2Timothy 3:2-5 – For men will be lovers of themselves, lovers of money, boasters, proud, blasphemers, disobedient to parents, unthankful, unholy, unloving, unforgiving, slanderers, without self-control, brutal, despisers of good, traitors, headstrong, haughty, lovers of pleasure rather than lovers of God, having a form of godliness but denying its power. And from such people turn away! (NKJV)

We can look through this list and see the root of the troubled times that are occurring as politicians, media and false teachers fit the exact definition described in Timothy: lovers of themselves, lovers of money, blasphemers, slanderers, lacking self-control, lovers of sin rather than God, and the list goes on. We can see the increase on all levels: individual, national and global. Lest we think too highly of ourselves, these descriptions also are true for humanity in general, not just those with power, fame or money. The leaders and celebrities may have their “self-ishness” publicized for all the world to see, but it is no more sinful or destructive than our private love of “self”.

I would say that the feeling of “troubled times” extends past relative individual perception and does indeed give a truthful evaluation of what is occurring in our world today as a whole. Of course any generation or era can point to their own “troubled times” and it would be foolish to say that our troubled times are any harder or worse than those of the past (probably not “harder” at this point). What I would say though, is that I believe the increase of troubled times we are witnessing today is a direct fulfillment of what the Bible says will occur as we approach the return of Jesus Christ. Even if that were not true, it still leaves us, in this current generation, with the need to learn how to deal with our own version of troubled times. Dealing with adversity and difficulty is a lesson that must be experienced and re-learned anew with each generation.

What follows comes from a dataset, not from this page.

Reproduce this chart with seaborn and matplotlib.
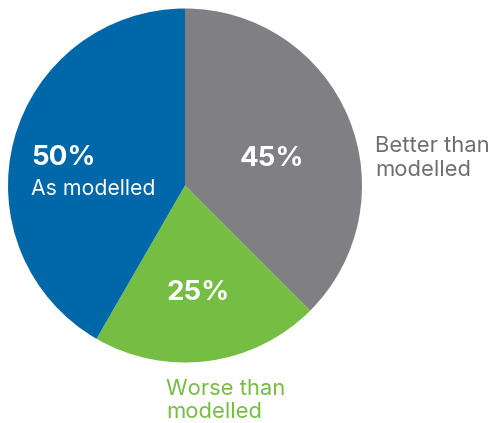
import matplotlib
matplotlib.use("Agg")
import matplotlib.pyplot as plt
import seaborn as sns

categories = ["Better than modelled", "Worse than modelled", "As modelled"]
values = [45, 25, 50]
pct_labels = ["45%", "25%", "50%"]
colors = ["#808084", "#76BE43", "#0068A8"]

sns.set_theme(style="white")
plt.rcParams["font.family"] = ["Inter", "DejaVu Sans"]

W, H = 492, 423
fig = plt.figure(figsize=(W / 100, H / 100), dpi=100)
cx, cy, r = 185, 185.5, 177
ax = fig.add_axes([(cx - r) / W, (H - cy - r) / H, 2 * r / W, 2 * r / H])
ax.pie(values, colors=colors, startangle=90, counterclock=False,
       wedgeprops=dict(linewidth=0))
ax.set_xlim(-1, 1)
ax.set_ylim(-1, 1)
ax.set_aspect("equal")
ax.axis("off")

def d(px, py):
    return (px - cx) / r, (cy - py) / r

big = dict(fontsize=20, fontweight="bold", color="white")
ax.text(*d(272, 159), pct_labels[0], ha="center", va="center", **big)
ax.text(*d(198, 293), pct_labels[1], ha="center", va="center", **big)
ax.text(*d(31, 158), pct_labels[2], ha="left", va="center", **big)
ax.text(*d(31, 195), "As modelled", ha="left", va="baseline", fontsize=15.3, color="white")

grey_t = "#6D6E71"
fs = 15.8
ax.text(*d(375, 152), "Better than", ha="left", va="baseline", fontsize=fs, color=grey_t)
ax.text(*d(375, 176), "modelled", ha="left", va="baseline", fontsize=fs, color=grey_t)
ax.text(*d(166, 395), "Worse than", ha="left", va="baseline", fontsize=fs, color=colors[1])
ax.text(*d(166, 418), "modelled", ha="left", va="baseline", fontsize=fs, color=colors[1])

fig.savefig("out.png", dpi=100, facecolor="white")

Since dealing with troubled times begins with an individual effort and takes individual discipline, I have chosen to take a look at an individual who dealt with extreme “troubled times” and left us with a magnificent example to follow. It is the apostle Paul in the book of Philippians. In this series will take a look section by section of Paul’s example of how he continued to live in joy despite circumstances that would most likely leave the rest of us griping, complaining and lamenting over how bad we have it.

Introduction – Joy Through the Gospel

When Paul wrote Philippians his life’s circumstances were anything but joyful. He had been arrested illegally, imprisoned wrongfully and was waiting for trial in Rome. There was infighting and division among Christians and some were deliberately slandering Paul and questioning him as a Christian leader. It is amazing that throughout the book he never complains but presents a life of joy and contentment. His only concern was for Jesus Christ and the gospel of salvation which he mentions over and over throughout the book. This fact alone gives us one principle that is paramount to having joy in troubled times:

A key to having joy in troubled times is a focus on Jesus and not our circumstances.

So how do you focus on Jesus? The first chapter of Philippians gives us three aspects: fellowship in Christ, growth of the gospel, the increasing of our faith.

In the next part, we’ll look at these three things.

James 1:22 – But be doers of the word, and not hearers only, deceiving yourselves. (NKJV)
  1. What is the most obvious Bible truth you have learned today?
  2. What change in your life needs to be made concerning this truth?
  3. What specific thing will you do today to begin that change?